Scientific classification
- Kingdom: Plantae
- Clade: Embryophytes
- Clade: Tracheophytes
- Clade: Spermatophytes
- Clade: Angiosperms
- Clade: Eudicots
- Clade: Asterids
- Order: Gentianales
- Family: Rubiaceae
- Genus: Acrosynanthus
- Species: A. jamaicensis
- Binomial name: Acrosynanthus jamaicensis R.A.Howard & Proctor

= Acrosynanthus jamaicensis =

- Genus: Acrosynanthus
- Species: jamaicensis
- Authority: R.A.Howard & Proctor

Species of flowering plant

Acrosynanthus jamaicensis is a species of flowering plant in the family Rubiaceae. It is a shrub with pale brown fruits.

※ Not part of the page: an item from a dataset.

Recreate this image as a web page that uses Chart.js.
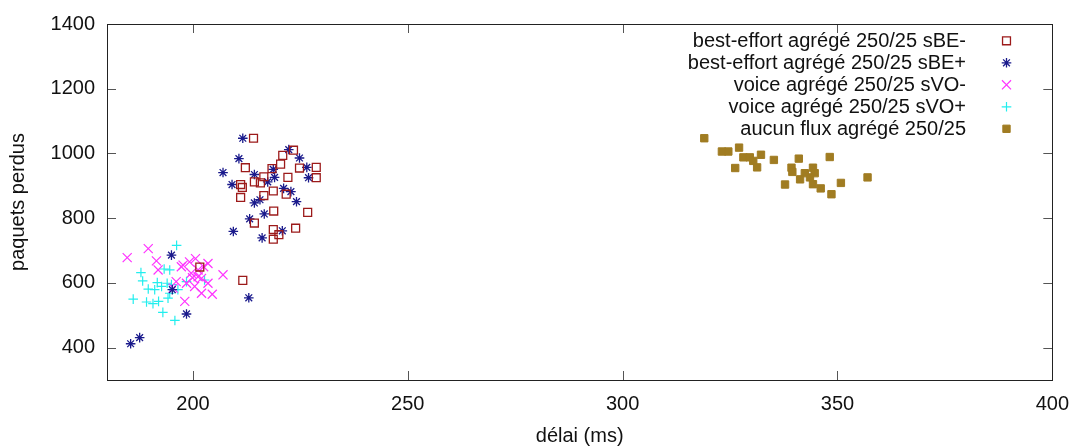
<!DOCTYPE html>
<html>
<head>
<meta charset="utf-8">
<script src="https://cdn.jsdelivr.net/npm/chart.js@4/dist/chart.umd.min.js"></script>
<style>
  html, body { margin: 0; padding: 0; background: #fff; }
  #wrap { width: 1081px; height: 446px; }
</style>
</head>
<body>
<div id="wrap"><canvas id="c" width="1081" height="446"></canvas></div>
<script>
// Values: [délai ms, paquets perdus]
const BE_MINUS = [
  [214.1, 1047], [223.4, 1010], [220.9, 994], [212.2, 956], [220.4, 967],
  [218.4, 953], [224.8, 955], [228.7, 957], [228.7, 925], [222.1, 926],
  [216.5, 928], [214.3, 912], [215.7, 909], [211.1, 904], [211.5, 895],
  [218.7, 884], [221.7, 874], [211.1, 864], [216.5, 870], [218.8, 822],
  [226.7, 818], [214.3, 785], [223.9, 769], [218.7, 765], [220.0, 749],
  [218.7, 735], [201.6, 649], [211.6, 608],
];
const BE_PLUS = [
  [211.6, 1047], [222.3, 1012], [224.8, 986], [210.7, 984], [207.0, 941],
  [226.5, 957], [226.9, 925], [214.3, 935], [218.7, 951], [219.0, 926],
  [217.4, 912], [209.1, 904], [221.1, 892], [222.8, 882], [224.1, 851],
  [215.6, 857], [214.3, 847], [216.6, 813], [213.2, 798], [220.8, 761],
  [209.4, 759], [216.1, 739], [213.0, 554], [195.0, 686], [195.2, 579],
  [198.5, 504], [187.6, 431], [185.5, 412],
];
const VO_MINUS = [
  [184.7, 678], [189.6, 706], [191.5, 668], [191.9, 640], [197.3, 650],
  [196.1, 604], [195.4, 584], [199.2, 665], [197.7, 655], [203.5, 660],
  [207.0, 625], [201.2, 640], [199.6, 630], [202.0, 614], [198.5, 599],
  [203.5, 599], [200.4, 589], [202.0, 568], [198.1, 543], [204.5, 565],
  [201.2, 619], [199.9, 616], [202.5, 650], [200.6, 675],
];
const VO_PLUS = [
  [196.2, 716], [187.9, 632], [193.3, 643], [188.3, 606], [189.6, 581],
  [191.1, 579], [191.7, 601], [192.7, 589], [194.0, 599], [186.1, 550],
  [189.2, 541], [190.7, 536], [192.0, 543], [194.2, 553], [194.6, 568],
  [193.0, 509], [195.8, 484], [194.6, 640], [202.7, 609], [198.5, 604],
  [196.5, 579], [195.0, 595],
];
const AUCUN = [
  [319.0, 1047], [323.1, 1006], [324.6, 1006], [327.1, 1018], [328.1, 988],
  [329.6, 988], [326.2, 955], [332.2, 996], [330.4, 977], [331.3, 957],
  [335.2, 980], [341.0, 984], [348.2, 989], [339.3, 956], [339.5, 943],
  [342.4, 939], [344.3, 956], [344.7, 939], [341.3, 920], [343.6, 926],
  [337.8, 904], [344.3, 905], [346.1, 892], [348.6, 874], [350.8, 909],
  [357.0, 926],
];
const LABELS = [
  "best-effort agrégé 250/25 sBE-",
  "best-effort agrégé 250/25 sBE+",
  "voice agrégé 250/25 sVO-",
  "voice agrégé 250/25 sVO+",
  "aucun flux agrégé 250/25",
];
const X_TICKS = [200, 250, 300, 350, 400];
const Y_TICKS = [400, 600, 800, 1000, 1200, 1400];

const FONT = "'Liberation Sans', Arial, Helvetica, sans-serif";
const FS = 20;
const INK = "#111";

const toPts = arr => arr.map(([x, y]) => ({ x, y }));

// marker looks, one per series (gnuplot-ish point types)
const STYLES = [
  { pointStyle: "rect", radius: 5.6, borderColor: "#9c1a1a", backgroundColor: "rgba(0,0,0,0)", borderWidth: 1.3 },
  { pointStyle: "star", radius: 4.8, borderColor: "#1a1a8c", backgroundColor: "#1a1a8c", borderWidth: 1.3 },
  { pointStyle: "crossRot", radius: 6.4, borderColor: "#ff33ff", backgroundColor: "#ff33ff", borderWidth: 1.2 },
  { pointStyle: "cross", radius: 4.8, borderColor: "#22eeee", backgroundColor: "#22eeee", borderWidth: 1.2 },
  { pointStyle: "rect", radius: 5.2, borderColor: "#a07c22", backgroundColor: "#a07c22", borderWidth: 1 },
];

const SERIES = [BE_MINUS, BE_PLUS, VO_MINUS, VO_PLUS, AUCUN];

// Box border + inward mirrored ticks, like gnuplot.
const frame = {
  id: "frame",
  beforeDatasetsDraw(chart) {
    const { ctx, chartArea: a, scales: { x, y } } = chart;
    ctx.save();
    ctx.strokeStyle = "#555";
    ctx.lineWidth = 1;
    const TL = 9;
    ctx.beginPath();
    X_TICKS.forEach(v => {
      const px = Math.round(x.getPixelForValue(v)) + 0.5;
      ctx.moveTo(px, a.bottom); ctx.lineTo(px, a.bottom - TL);
      ctx.moveTo(px, a.top); ctx.lineTo(px, a.top + TL);
    });
    Y_TICKS.forEach(v => {
      const py = Math.round(y.getPixelForValue(v)) + 0.5;
      ctx.moveTo(a.left, py); ctx.lineTo(a.left + TL, py);
      ctx.moveTo(a.right, py); ctx.lineTo(a.right - TL, py);
    });
    ctx.stroke();
    ctx.strokeStyle = "#222";
    ctx.strokeRect(Math.round(a.left) + 0.5, Math.round(a.top) + 0.5,
      Math.round(a.right - a.left), Math.round(a.bottom - a.top));
    ctx.restore();
  },
  // legend: right-aligned text, marker on the right
  afterDraw(chart) {
    const { ctx } = chart;
    ctx.save();
    ctx.font = FS + "px " + FONT;
    ctx.textAlign = "right";
    ctx.textBaseline = "middle";
    LABELS.forEach((label, i) => {
      const yy = 41.3 + i * 22;
      ctx.fillStyle = INK;
      ctx.fillText(label, 966, yy);
      const st = STYLES[i];
      ctx.strokeStyle = st.borderColor;
      ctx.fillStyle = st.backgroundColor;
      ctx.lineWidth = st.borderWidth;
      Chart.helpers.drawPoint(ctx, { pointStyle: st.pointStyle, radius: st.radius, rotation: 0, borderWidth: st.borderWidth }, 1006.5, yy - 0.5);
    });
    ctx.restore();
  },
};

new Chart(document.getElementById("c"), {
  type: "scatter",
  data: {
    datasets: SERIES.map((arr, i) => ({
      label: LABELS[i],
      data: toPts(arr),
      pointStyle: STYLES[i].pointStyle,
      pointRadius: STYLES[i].radius,
      pointBorderColor: STYLES[i].borderColor,
      pointBackgroundColor: STYLES[i].backgroundColor,
      pointBorderWidth: STYLES[i].borderWidth,
      showLine: false,
    })),
  },
  options: {
    responsive: false,
    animation: false,
    events: [],
    layout: { padding: { top: 20, right: 25, left: 0, bottom: 0 } },
    plugins: { legend: { display: false }, tooltip: { enabled: false } },
    scales: {
      x: {
        type: "linear", min: 180, max: 400,
        afterBuildTicks: s => { s.ticks = X_TICKS.map(v => ({ value: v })); },
        afterFit: s => { s.height = 66; },
        grid: { display: false, drawTicks: false },
        border: { display: false },
        ticks: { padding: 12, color: INK, font: { family: FONT, size: FS }, callback: v => String(v) },
        title: { display: true, text: "délai (ms)", color: INK,
          font: { family: FONT, size: FS, lineHeight: 1 }, padding: { top: 0, bottom: 0 } },
      },
      y: {
        type: "linear", min: 300, max: 1400,
        afterBuildTicks: s => { s.ticks = Y_TICKS.map(v => ({ value: v })); },
        afterFit: s => { s.width = 107; },
        grid: { display: false, drawTicks: false },
        border: { display: false },
        ticks: { padding: 12, color: INK, font: { family: FONT, size: FS }, callback: v => String(v) },
        title: { display: true, text: "paquets perdus", color: INK,
          font: { family: FONT, size: FS, lineHeight: 1 }, padding: { top: 8, bottom: 0 } },
      },
    },
  },
  plugins: [frame],
});
</script>
</body>
</html>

The species is native to Jamaica. It was described by Richard A. Howard and George R. Proctor in 1958.

==Distribution==
Acrosynanthus jamaicensis is native to the wet tropical biome of Jamaica. It was the first species of Acrosynanthus known from outside of Cuba. The type material was collected from the sides of a limestone ravine in Trelawny Parish, Jamaica.

==Description==
Acrosynanthus jamaicensis is a shrub, around 3 m tall. The leaves are 3-4.5 cm long, and 4-8 mm wide. The fruits are 3 mm in diameter, and pale brown when mature. The leaves and young stems have a resinous coating.